The European Council has adopted new rules for cyber-security. It aims to make networks and information services across the EU more secure and safer.
The NIS (Network and Information Security) demands providers to put in measures that will minimise the risk of cyber attacks. They are also required to report any major security incidents. The providers are required to cover essential services such as transport, health, finance, energy and other digital providers like online markets, cloud services and search engines.
Member states will decide what areas include ‘essential services’ through the criteria in the NIS directive and they will be under stricter rules.
Digital service providers will have weaker rules and the rules to anyone in selected market sectors but smaller companies will have an exemption. This means large companies will need to meet a new set of minimum security requirements decided by the European Union.
“This is an important step towards a more coordinated approach in cyber-security across Europe,” said Council president and Luxembourg prime minister Xavier Bettel.
“All actors, public and private, will have to step up their efforts, in particular by increased cooperation between member states and enhanced security requirements.”
Member states have recognized that they need to improve cooperation in terms of cyber-security.

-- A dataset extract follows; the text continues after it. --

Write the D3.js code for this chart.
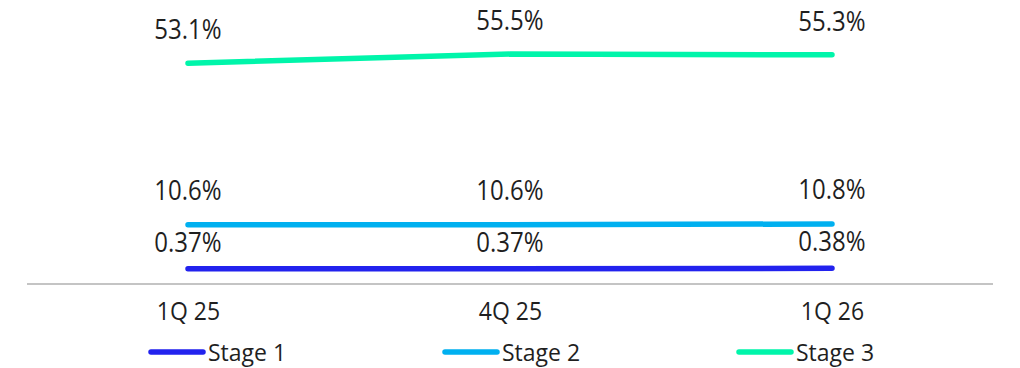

The national computer security incident response teams (CSIRTs) will have a new network joining the states together and a new group will be formed to enable it.
There still needs to be a formal agreement and it should be officially agreed on December 18. Council and Parliament will be required to make a formal adoption. Once in place EU states will have 21 months to adopt the new regulations with an extra 6 months to decide their essential service operators. Starting from 2017, the Europe’s cyber security will be improved, with all rules to be in place by mid-2019.